Mais vous attendiez votre mutation dans votre région d'origine…

J'ai demandé ma mutation en 1987 et je l'ai obtenue en 2001, à la suite d'une importance arrestation de braqueurs pour laquelle nous avons été félicités. L'action du syndicat m'a peut-être aussi aidé. Je me suis syndiqué à l'UNSA en 1995. Dans la police, le syndicat est un soutien énorme, surtout quand on arrive de province et qu'on se sent seul à Paris. J'étais célibataire, mais j'avais « payé » en travaillant 70 heures par semaine dans les ambassades à l'étranger. J'étais ébranlé physiquement et j'avais besoin de me retrouver chez moi.

Quand avez-vous décidé de progresser davantage dans la hiérarchie policière ?

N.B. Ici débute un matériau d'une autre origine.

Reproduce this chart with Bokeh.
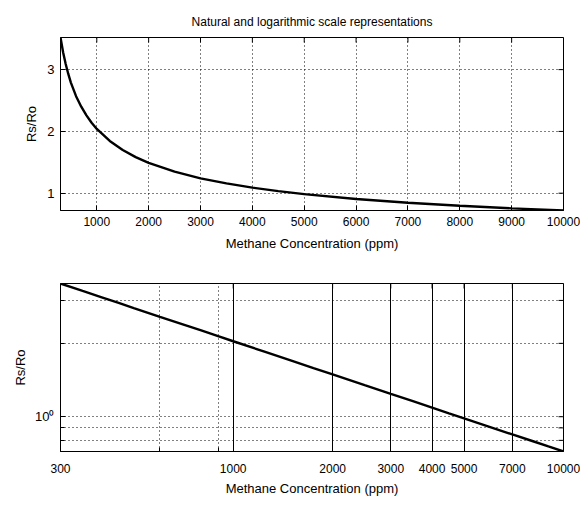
import math
from bokeh.plotting import figure
from bokeh.layouts import column
from bokeh.models import Range1d, FixedTicker
from bokeh.embed import file_html
from bokeh.resources import INLINE

# Values (Rs/Ro vs methane concentration)
conc = [300, 350, 400, 450, 500, 600, 700, 800, 900, 1000, 1250, 1500, 1750,
        2000, 2500, 3000, 3500, 4000, 4500, 5000, 6000, 7000, 8000, 9000, 10000]
rs_ro = [3.52, 3.28, 3.09, 2.93, 2.79, 2.57, 2.40, 2.26, 2.14, 2.04, 1.845, 1.70,
         1.584, 1.492, 1.348, 1.241, 1.158, 1.090, 1.033, 0.985, 0.907, 0.846,
         0.797, 0.755, 0.720]

title_text = "Natural and logarithmic scale representations"
x_label = "Methane Concentration (ppm)"
y_label = "Rs/Ro"

lin_xticks = [1000, 2000, 3000, 4000, 5000, 6000, 7000, 8000, 9000, 10000]
lin_yticks = [1, 2, 3]
log_xticks = [300, 1000, 2000, 3000, 4000, 5000, 7000, 10000]
log_xminor = [600, 900]
log_yticks = [1]
log_yminor = [0.8, 0.9, 2, 3]
log_ylabels = {1: "10\u2070"}

FONT = "Liberation Sans"
X0, X1 = 300, 10000
Y0, Y1 = 0.72, 3.52


def style_axis(ax, size="12px"):
    ax.major_label_text_font = FONT
    ax.major_label_text_font_size = size
    ax.major_label_text_color = "black"
    ax.axis_label_text_font = FONT
    ax.axis_label_text_font_size = "13px"
    ax.axis_label_text_font_style = "normal"
    ax.axis_label_text_color = "black"
    ax.major_tick_in = 5
    ax.major_tick_out = 0
    ax.minor_tick_in = 0
    ax.minor_tick_out = 0
    ax.axis_line_color = "black"
    ax.major_tick_line_color = "black"


def mirror_ticks(p, xt, yt):
    # tick marks on the top and right frame edges (half of each dash is clipped)
    p.scatter(xt, [Y1] * len(xt), marker="dash", size=10, angle=math.pi / 2,
              line_color="black", line_width=1)
    p.scatter([X1] * len(yt), yt, marker="dash", size=10,
              line_color="black", line_width=1)


# ---------- top: linear ----------
p1 = figure(width=580, height=258, output_backend="svg", toolbar_location=None,
            x_range=Range1d(X0, X1), y_range=Range1d(Y0, Y1),
            min_border_left=60, min_border_right=17, min_border_top=37,
            min_border_bottom=48)
p1.title.text = title_text
p1.title.align = "center"
p1.title.text_font = FONT
p1.title.text_font_size = "12px"
p1.title.text_font_style = "normal"
p1.title.text_color = "black"
p1.title.standoff = 18
p1.line(conc, rs_ro, line_color="black", line_width=2.4)
p1.xaxis.ticker = FixedTicker(ticks=lin_xticks)
p1.yaxis.ticker = FixedTicker(ticks=lin_yticks)
p1.xaxis.axis_label = x_label
p1.yaxis.axis_label = y_label
for ax in p1.xaxis + p1.yaxis:
    style_axis(ax)
p1.xaxis.major_label_standoff = 6
p1.xaxis.axis_label_standoff = 7
p1.yaxis.major_label_standoff = 6
p1.yaxis.axis_label_standoff = 5
p1.yaxis.major_label_text_font_size = "13px"
for g in (p1.xgrid, p1.ygrid):
    g.grid_line_color = "black"
    g.grid_line_dash = "1 3"
    g.grid_line_width = 1
p1.outline_line_color = "black"
p1.outline_line_width = 1
p1.background_fill_color = "white"
p1.border_fill_color = "white"
mirror_ticks(p1, lin_xticks, lin_yticks)

# ---------- bottom: log-log ----------
p2 = figure(width=580, height=240, output_backend="svg", toolbar_location=None,
            x_axis_type="log", y_axis_type="log",
            x_range=Range1d(X0, X1), y_range=Range1d(Y0, Y1),
            min_border_left=60, min_border_right=17, min_border_top=25,
            min_border_bottom=42)
p2.line(conc, rs_ro, line_color="black", line_width=2.4)
p2.xaxis.ticker = FixedTicker(ticks=log_xticks, minor_ticks=log_xminor)
p2.yaxis.ticker = FixedTicker(ticks=log_yticks, minor_ticks=log_yminor)
p2.yaxis.major_label_overrides = log_ylabels
p2.xaxis.axis_label = x_label
p2.yaxis.axis_label = y_label
for ax in p2.xaxis + p2.yaxis:
    style_axis(ax)
p2.xaxis.minor_tick_in = 4
p2.yaxis.minor_tick_in = 4
p2.xaxis.major_label_standoff = 12
p2.xaxis.axis_label_standoff = 5
p2.yaxis.major_label_standoff = 6
p2.yaxis.axis_label_standoff = 4
p2.yaxis.major_label_text_font_size = "13px"
p2.xgrid.grid_line_color = "black"
p2.xgrid.grid_line_width = 1
p2.xgrid.minor_grid_line_color = "black"
p2.xgrid.minor_grid_line_dash = "1 3"
p2.ygrid.grid_line_color = "black"
p2.ygrid.grid_line_dash = "1 3"
p2.ygrid.minor_grid_line_color = "black"
p2.ygrid.minor_grid_line_dash = "1 3"
p2.outline_line_color = "black"
p2.background_fill_color = "white"
p2.border_fill_color = "white"
mirror_ticks(p2, log_xticks, log_yticks + log_yminor)

layout = column(p1, p2, spacing=0)
open("out.html", "w").write(file_html(layout, INLINE))
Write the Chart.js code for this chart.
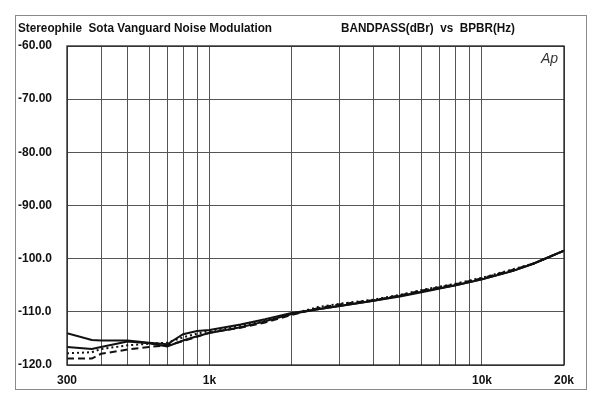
<!DOCTYPE html>
<html>
<head>
<meta charset="utf-8">
<script src="https://cdn.jsdelivr.net/npm/chart.js@4.4.1/dist/chart.umd.min.js"></script>
<style>
  html, body { margin: 0; padding: 0; background: #fff; }
  #wrap { width: 600px; height: 403px; }
</style>
</head>
<body>
<div id="wrap"><canvas id="noiseChart" width="600" height="403"></canvas></div>
<script>
// frequencies (Hz) the traces were read at
const freqs = [300, 370, 400, 500, 600, 700, 800, 900, 1000, 1300, 1600, 2000, 2500, 3000, 4000, 5000, 6000, 8000, 10000, 13000, 15500, 20000];

// bandpass level (dBr), one array per trace
const solidA = [-114.0, -115.3, -115.4, -115.4, -115.8, -116.1, -114.2, -113.6, -113.4, -112.4, -111.4, -110.2, -109.5, -108.9, -107.9, -107.0, -106.2, -105.0, -103.9, -102.3, -100.9, -98.5];
const solidB = [-116.6, -117.0, -116.6, -115.6, -115.9, -116.5, -115.4, -114.6, -114.0, -112.9, -111.8, -110.4, -109.5, -108.9, -107.9, -107.1, -106.3, -105.0, -103.9, -102.3, -100.9, -98.5];
const dashed = [-118.8, -118.8, -117.9, -117.1, -116.6, -116.3, -115.5, -114.7, -113.9, -113.0, -112.0, -110.6, -109.3, -108.6, -107.8, -106.9, -106.0, -104.8, -103.7, -102.1, -100.9, -98.5];
const dotted = [-117.8, -117.6, -117.0, -116.3, -116.0, -115.8, -114.8, -114.1, -113.6, -112.6, -111.6, -110.4, -109.1, -108.5, -107.7, -106.8, -105.9, -104.7, -103.6, -102.0, -100.9, -98.5];

// axis ticks
const xGridFreqs = [300, 400, 500, 600, 700, 800, 900, 1000, 2000, 3000, 4000, 5000, 6000, 7000, 8000, 9000, 10000, 20000];
const xTickLabels = { 300: "300", 1000: "1k", 10000: "10k", 20000: "20k" };
const yTicks = [-120, -110, -100, -90, -80, -70, -60];
const yTickLabels = ["-120.0", "-110.0", "-100.0", "-90.00", "-80.00", "-70.00", "-60.00"];

const FONT = "'Liberation Sans', Arial, Helvetica, sans-serif";

function toPoints(values) {
  return freqs.map((f, i) => ({ x: f, y: values[i] }));
}

function trace(values, width, dash) {
  return {
    data: toPoints(values),
    borderColor: "#111",
    borderWidth: width,
    borderDash: dash,
    pointRadius: 0,
    tension: 0,
    fill: false,
  };
}

// draws the frame, header texts and the "Ap" mark
const decorations = {
  id: "decorations",
  beforeDraw(chart) {
    const ctx = chart.ctx;
    ctx.save();
    ctx.fillStyle = "#fff";
    ctx.fillRect(0, 0, chart.width, chart.height);
    ctx.strokeStyle = "#8a8a8a";
    ctx.lineWidth = 1;
    ctx.strokeRect(15.5, 15.5, 571, 374);
    ctx.restore();
  },
  afterDraw(chart) {
    const ctx = chart.ctx;
    const a = chart.chartArea;
    ctx.save();
    ctx.strokeStyle = "#222";
    ctx.lineWidth = 1.3;
    ctx.strokeRect(a.left, a.top, a.right - a.left, a.bottom - a.top);

    ctx.fillStyle = "#111";
    ctx.textBaseline = "middle";
    fitText(ctx, "Stereophile  Sota Vanguard Noise Modulation", 18, 28, 254, "bold 13px " + FONT, "left");
    fitText(ctx, "BANDPASS(dBr)  vs  BPBR(Hz)", 341, 28, 174, "bold 13px " + FONT, "left");

    ctx.fillStyle = "#333";
    ctx.font = "italic 14px " + FONT;
    ctx.textAlign = "left";
    ctx.fillText("Ap", 541, 59);
    ctx.restore();
  },
};

function fitText(ctx, text, x, y, width, font, align) {
  ctx.font = font;
  const w = ctx.measureText(text).width;
  const sx = Math.min(1, width / w);
  ctx.save();
  ctx.translate(x, y);
  ctx.scale(sx, 1);
  ctx.textAlign = align;
  ctx.fillText(text, 0, 0);
  ctx.restore();
}

new Chart(document.getElementById("noiseChart"), {
  type: "line",
  data: {
    datasets: [
      trace(solidA, 2, []),
      trace(solidB, 2, []),
      trace(dashed, 2, [7, 4]),
      trace(dotted, 2, [2, 3]),
    ],
  },
  options: {
    responsive: false,
    animation: false,
    devicePixelRatio: 1,
    layout: { padding: { left: 18, right: 36, top: 46, bottom: 0 } },
    plugins: {
      legend: { display: false },
      title: { display: false },
      tooltip: { enabled: false },
    },
    scales: {
      x: {
        type: "logarithmic",
        min: 300,
        max: 20000,
        afterBuildTicks(scale) {
          scale.ticks = xGridFreqs.map((v) => ({ value: v }));
        },
        afterFit(scale) {
          scale.height = 38;
        },
        grid: { color: "#555", lineWidth: 1, drawTicks: false },
        border: { display: false },
        ticks: {
          autoSkip: false,
          maxRotation: 0,
          padding: 8,
          color: "#111",
          font: { family: FONT, size: 12, weight: "bold" },
          callback: (value) => xTickLabels[value] || "",
        },
      },
      y: {
        min: -120,
        max: -60,
        afterBuildTicks(scale) {
          scale.ticks = yTicks.map((v) => ({ value: v }));
        },
        afterFit(scale) {
          scale.width = 49;
        },
        grid: { color: "#555", lineWidth: 1, drawTicks: false },
        border: { display: false },
        ticks: {
          crossAlign: "far",
          color: "#111",
          font: { family: FONT, size: 12, weight: "bold" },
          callback: (value) => yTickLabels[yTicks.indexOf(value)],
        },
      },
    },
  },
  plugins: [decorations],
});
</script>
</body>
</html>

Depuis le début de ma carrière, j'ai toujours cherché à faire des choses qui m'intéressaient vraiment (stages, formations, qualifications). Mais c'est avec l'acquisition de la qualification d'OPJ (officier de police judiciaire) en 2003 que je me suis rendu compte que j'avais des facultés et que c'était bête de ne pas les mettre en application. Cela a été le déclic.
En 2004 et 2005, j'ai décidé de passer les concours de lieutenant de police et de commissaire. Je me suis intéressé à la formation sur l'intranet. J'ai découvert qu'ils sélectionnaient des gens pour préparer les concours en étant détachés : 10 personnes avec une licence et 10 personnes sans licence, pour lesquels 6 mois de préparation supplémentaire étaient nécessaires, soit 18 mois au total. Je suis parti à Clermont-Ferrand d'octobre 2006 à février 2008 pour cette préparation, après avoir envoyé des lettres de motivation, passé des tests écrits et eu un entretien avec un jury. J'attends les résultats du concours

Qu'envisagez-vous pour l'avenir ?

A l'horizon 2010, la police et la gendarmerie vont fusionner, du point de vue de la formation et du recrutement. Cela m'intéresse beaucoup de suivre l'évolution des choses.